困難な時期だからこそ、 それを乗り越えるために結果を出した。

オレゴンで行われた2022年世界選手権の男子400mと男子4×400mリレーの日本代表として出場した佐藤風雅選手。4×400mリレーでは、日本新記録の樹立に大きく貢献しました。そんな世界の舞台で活躍する佐藤選手に、400mの「CRAZY LOVE」な話をうかがいました。

両親のひと言が、全力で陸上に取り組む原動力に

写真

400mの魅力はなんでしょうか?

400mは100m走とか200m走に比べると競技時間が長いので、先行型とか追い込み型という具合に選手の「走りの個性」が出やすいです。なので、最後の最後まで勝負がわかりません。ここが400m最大の魅力ですね。

400mに取り組んだきっかけは何ですか?

もともと野球をやっていて、それと並行して陸上競技の駅伝や走高跳をやっていました。初めて400mを走ったのは中学校内の記録会のような大会で、いきなり優勝したんです。でも、なぜ急に400mに出場したのかは全然覚えていないです(笑)。当時、長距離を走る駅伝はあまり自分に合っている気がしなかったのは覚えているのですが。おそらく、学校内の大会でなんとなく出場して優勝し、勝つ楽しさを味わえたことが400mを始めた一番の理由だと思います。きっとその時、自分の中で「400mなら、イケるかも」と思ったんでしょうね(笑)

写真

競技に向き合う中で、想像を絶する辛さや厳しさを感じると思います。それでも競技を継続する原動力は何ですか?

大学3年の時の日本選手権ですね。初めての日本選手権出場で、例年なら決勝進出確実な45秒台を出したのに、その年に限って第9位の記録になって決勝進出できなかったんです。45秒台が出た喜びよりも絶望感の方が大きくて…。それから2年間ぐらい、決められたメニューをただこなすだけの練習をしていましたね。そんな自分を変えたのは、「陸上を続けてほしい」という両親のひと言です。「陸上は諦めろ」と言われると思っていたら「続けてほしい」と。あの時の言葉が、今も自分の原動力になっています。

写真

400mの注目度が上がる結果を出し続ける

競技人生の中で、最も心が揺さぶられた瞬間を教えてください。

2020年の「富士北麓ワールドトライアル」ですね。コロナ禍で、2020年の東京を含めたあらゆる大会が延期される中で9月に開催された大会ですが、私自身は「こんな時期だからこそ、やってやろう」という気持ちでした。実際に約3年ぶりにセカンドベストが出て、「俺もやればできる!」と気持ちが高ぶったのを覚えています。

人々がスポーツに魅了されるのはなぜだと思いますか?

例えば400mを走る時間は約43~46秒間。この間、多くの人々が選手たちを注視します。あの注視している時に感じる一体感こそがスポーツの魅力ではないでしょうか。でもその時、選手である自分は別の場所にいる感じです。そしてゴールした瞬間に見ている人々が喜んでくれた時、ようやく自分もその一体感の中に加わる、そんな感じがします。

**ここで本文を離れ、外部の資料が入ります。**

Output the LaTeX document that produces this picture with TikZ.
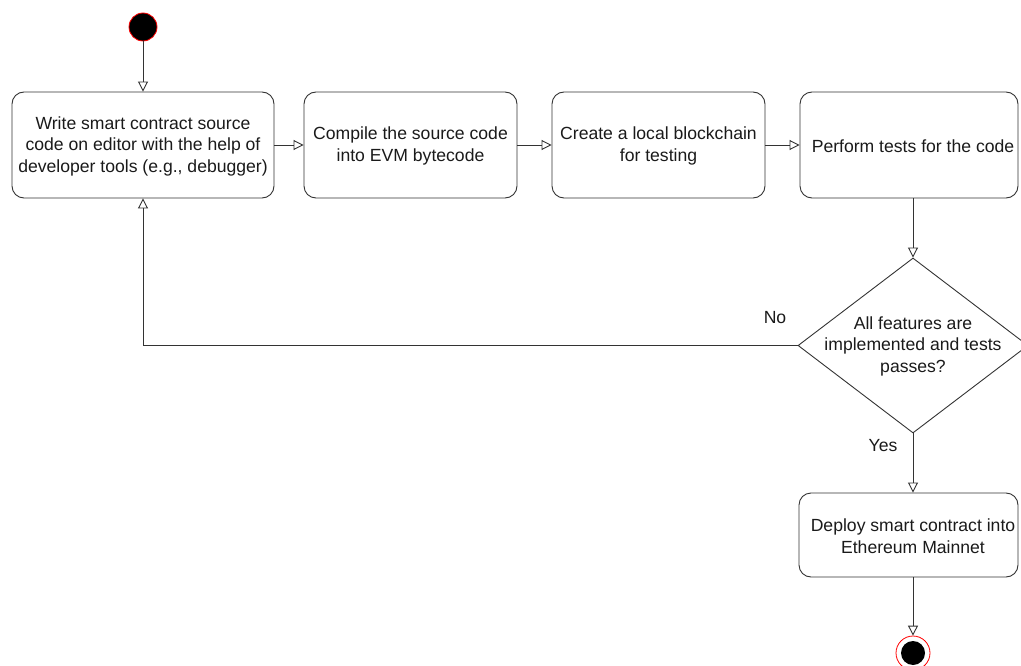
\documentclass[tikz,border=0pt]{standalone}
\usepackage{fontspec}
\setmainfont{Liberation Sans}
\usetikzlibrary{arrows.meta,shapes.geometric}
\definecolor{edge}{HTML}{333333}
\definecolor{txt}{HTML}{1A1A1A}
\begin{document}
\begin{tikzpicture}[x=1pt,y=-1pt,
  every node/.style={font=\fontsize{17.6}{21.5}\selectfont, text=txt},
  stepbox/.style={draw=edge, line width=0.9pt, rounded corners=12pt, align=center, inner sep=0pt},
  flow/.style={draw=edge, line width=0.9pt, -{Triangle[open, length=10pt, width=10pt]}},
  lbl/.style={inner sep=0pt}
  ]
\useasboundingbox (0,0) rectangle (1021,666);
\clip (0,0) rectangle (1021,666);
\node[circle, draw=red, line width=0.8pt, fill=black, minimum size=28pt, inner sep=0pt] (start) at (143,27) {};
\node[stepbox, minimum width=262pt, minimum height=106pt] (b1) at (143,145) {};
\node[lbl, align=center] (b1t) at (143,146) {Write smart contract source\\code on editor with the help of\\developer tools (e.g., debugger)};
\node[stepbox, minimum width=213pt, minimum height=106pt] (b2) at (410.5,145) {};
\node[lbl, align=center] (b2t) at (410.5,146) {Compile the source code\\into EVM bytecode};
\node[stepbox, minimum width=213pt, minimum height=106pt] (b3) at (658.5,145) {};
\node[lbl, align=center] (b3t) at (658.5,146) {Create a local blockchain\\for testing};
\node[stepbox, minimum width=218pt, minimum height=106pt] (b4) at (909,145) {};
\node[lbl] (b4t) at (913,146) {Perform tests for the code};
\node[diamond, draw=edge, line width=0.9pt, minimum width=230pt, minimum height=175pt, inner sep=0pt] (dia) at (913,345.5) {};
\node[lbl, align=center] (diat) at (913,346) {All features are\\implemented and tests\\passes?};
\node[stepbox, minimum width=219pt, minimum height=84pt] (b5) at (908.5,535) {};
\node[lbl, align=center] (b5t) at (913,536) {Deploy smart contract into\\Ethereum Mainnet};
\node[circle, draw=red, line width=0.8pt, fill=white, minimum size=34pt, inner sep=0pt] (end) at (913,653) {};
\node[circle, fill=black, minimum size=24pt, inner sep=0pt] (endin) at (end) {};
\draw[flow] (start.south) -- (b1.north);
\draw[flow] (b1.east) -- (b2.west);
\draw[flow] (b2.east) -- (b3.west);
\draw[flow] (b3.east) -- (b4.west);
\draw[flow] (b4.south -| dia.north) -- (dia.north);
\draw[flow] (dia.west) -| (b1.south);
\draw[flow] (dia.south) -- (b5.north -| dia.south);
\draw[flow] (b5.south -| end.north) -- (end.north);
\node[lbl] (no) at (775,318) {No};
\node[lbl] (yes) at (883,446) {Yes};
\end{tikzpicture}
\end{document}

400mへの愛が感じられるエピソードがあればぜひ教えてください。

普段仕事で歩いている時や家族と話をしながら歩いている時、400mに活かせそうなリズムや動きを感じる瞬間があります。私は「体全体をお尻に置く感じ」という具合にお尻の使い方を大切にしているせいか、その動きを感じるリズムとか動きって練習中にはあまり見つからなくて、突然日常の中で「おっ!今のいい感じ」という風に感じるんです。そういう時はすぐ反復して覚えようとするので、全然周りの人や家族の話を聞いてない。それで、あとから大変なことになったり(笑)。だから最近は「今、思いついた!」と正直に言って、話を止めちゃいますね(笑)

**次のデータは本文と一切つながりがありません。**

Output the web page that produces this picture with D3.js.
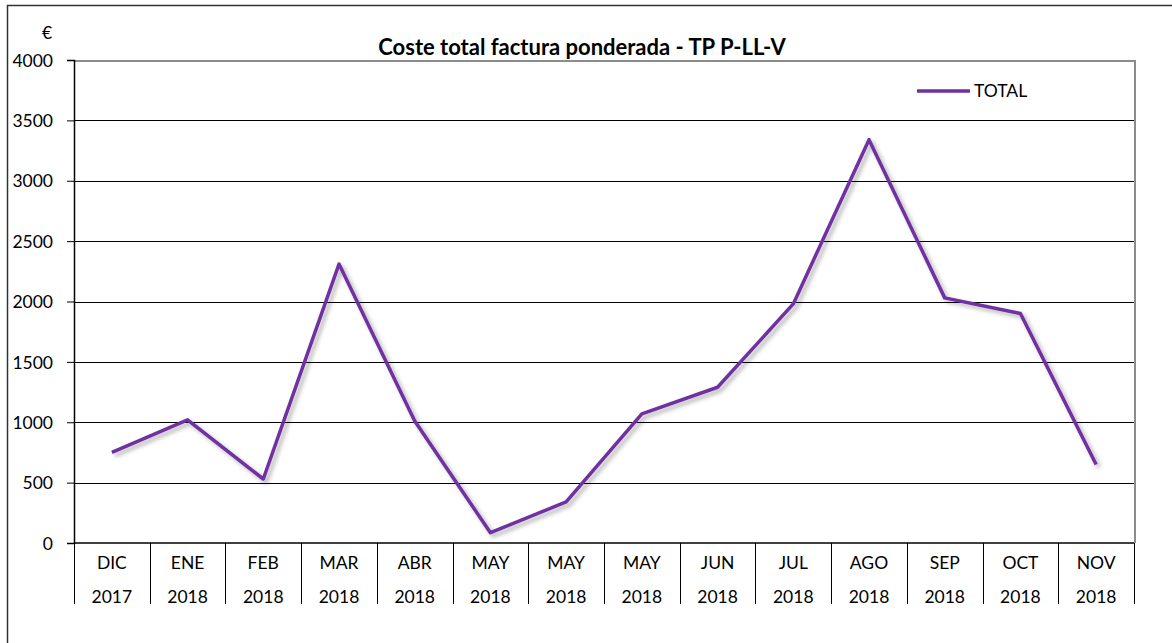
<!doctype html>
<html lang="es">
<head>
  <meta charset="utf-8">
  <title>Coste total factura ponderada</title>
  <style>
    body { margin: 0; background: #fff; }
    svg { font-family: Lato, "Open Sans", sans-serif; }
    .grid line { stroke: #000; stroke-width: 1; shape-rendering: crispEdges; }
  </style>
</head>
<body>
  <div class="chart"></div>
  <script src="https://d3js.org/d3.v7.min.js"></script>
  <script>
    'use strict';

    // data
    const months = ['DIC', 'ENE', 'FEB', 'MAR', 'ABR', 'MAY', 'MAY', 'MAY', 'JUN', 'JUL', 'AGO', 'SEP', 'OCT', 'NOV'];
    const years = ['2017', '2018', '2018', '2018', '2018', '2018', '2018', '2018', '2018', '2018', '2018', '2018', '2018', '2018'];
    const total = [750, 1020, 530, 2310, 1010, 85, 340, 1070, 1290, 1980, 3340, 2030, 1900, 650];
    const yTicks = [0, 500, 1000, 1500, 2000, 2500, 3000, 3500, 4000];

    const W = 1172, H = 643;
    const margin = {top: 60, right: 38, bottom: 100, left: 74};
    const width = W - margin.left - margin.right;
    const height = H - margin.top - margin.bottom;
    const purple = '#7030a0';
    const fs = 17.5;

    const svg = d3.select('.chart').append('svg')
      .attr('width', W)
      .attr('height', H);

    // outer frame
    svg.append('rect')
      .attr('x', 7.5).attr('y', 5.5)
      .attr('width', W + 20).attr('height', H + 20)
      .attr('fill', 'none').attr('stroke', '#333').attr('stroke-width', 1.5);

    const defs = svg.append('defs');
    const f = defs.append('filter').attr('id', 'shadow')
      .attr('x', '-10%').attr('y', '-10%').attr('width', '120%').attr('height', '130%');
    f.append('feDropShadow')
      .attr('dx', 3).attr('dy', 3).attr('stdDeviation', 2)
      .attr('flood-color', '#000').attr('flood-opacity', 0.3);

    const g = svg.append('g').attr('transform', `translate(${margin.left},${margin.top})`);

    const idx = d3.range(months.length);
    const x = d3.scaleBand().domain(idx).range([0, width]);
    const y = d3.scaleLinear().domain([0, 4000]).range([height, 0]);

    // gridlines
    g.append('g').attr('class', 'grid')
      .selectAll('line').data(yTicks.filter(v => v > 0 && v < 4000))
      .join('line')
      .attr('x1', 0).attr('x2', width)
      .attr('y1', d => Math.round(y(d)) + 0.5).attr('y2', d => Math.round(y(d)) + 0.5);

    // plot area border top & right (grey)
    g.append('path')
      .attr('d', `M0,${y(4000) + 0.5}H${width + 0.5}V${height}`)
      .attr('fill', 'none').attr('stroke', '#8c8c8c').attr('stroke-width', 2)
      .attr('shape-rendering', 'crispEdges');

    // y axis
    const yAxis = g.append('g').attr('class', 'axis axis--y')
      .call(d3.axisLeft(y).tickValues(yTicks).tickSize(7).tickPadding(14).tickFormat(d3.format('d')));
    yAxis.attr('font-size', fs).attr('font-family', null);
    yAxis.select('.domain').attr('stroke', '#000').attr('stroke-width', 1.5);
    yAxis.selectAll('.tick line').attr('stroke', '#000');
    yAxis.selectAll('.tick text').attr('fill', '#000').attr('dy', '0.35em');

    svg.append('text')
      .attr('x', 47).attr('y', 39)
      .attr('text-anchor', 'middle')
      .attr('font-size', fs)
      .text('€');

    // x axis with category dividers
    const xg = g.append('g').attr('class', 'axis axis--x')
      .attr('font-size', fs)
      .attr('transform', `translate(0,${height})`);
    xg.append('line')
      .attr('x1', 0).attr('x2', width)
      .attr('stroke', '#000').attr('stroke-width', 1.5);
    const bounds = idx.concat([months.length]);
    xg.selectAll('.div').data(bounds)
      .join('line').attr('class', 'div')
      .attr('x1', d => Math.round(d === months.length ? width : x(d)) + 0.5)
      .attr('x2', d => Math.round(d === months.length ? width : x(d)) + 0.5)
      .attr('y1', 0).attr('y2', 61)
      .attr('stroke', '#000').attr('stroke-width', 1);
    xg.selectAll('.m').data(idx)
      .join('text').attr('class', 'm')
      .attr('x', d => x(d) + x.bandwidth() / 2)
      .attr('y', 26)
      .attr('text-anchor', 'middle')
      .text(d => months[d]);
    xg.selectAll('.yr').data(idx)
      .join('text').attr('class', 'yr')
      .attr('x', d => x(d) + x.bandwidth() / 2)
      .attr('y', 60)
      .attr('text-anchor', 'middle')
      .text(d => years[d]);

    // line
    const line = d3.line()
      .x(d => x(d) + x.bandwidth() / 2)
      .y(d => y(total[d]));
    g.append('path')
      .datum(idx)
      .attr('d', line)
      .attr('fill', 'none')
      .attr('stroke', purple)
      .attr('stroke-width', 3.5)
      .attr('stroke-linejoin', 'round')
      .attr('filter', 'url(#shadow)');

    // title
    svg.append('text')
      .attr('x', 582).attr('y', 55)
      .attr('text-anchor', 'middle')
      .attr('font-size', 22)
      .attr('font-weight', 'bold')
      .text('Coste total factura ponderada - TP P-LL-V');

    // legend
    const lg = svg.append('g').attr('transform', 'translate(917,91)');
    lg.append('line').attr('x1', 0).attr('x2', 53)
      .attr('stroke', purple).attr('stroke-width', 3.5);
    lg.append('text').attr('x', 57).attr('dy', '0.35em')
      .attr('font-size', fs).text('TOTAL');
  </script>
</body>
</html>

これからも佐藤選手にとって400mが「CRAZY LOVE」な存在であり続けるためにどうしていきたいですか。

2022年の世界選手権の時のように、400mの注目度が上がるような結果を出し続けていきたい。そうすることで、ひとりでも多くの若い選手に「400mってカッコ良くて面白そう」と思ってもらい、始めてもらいたいですね。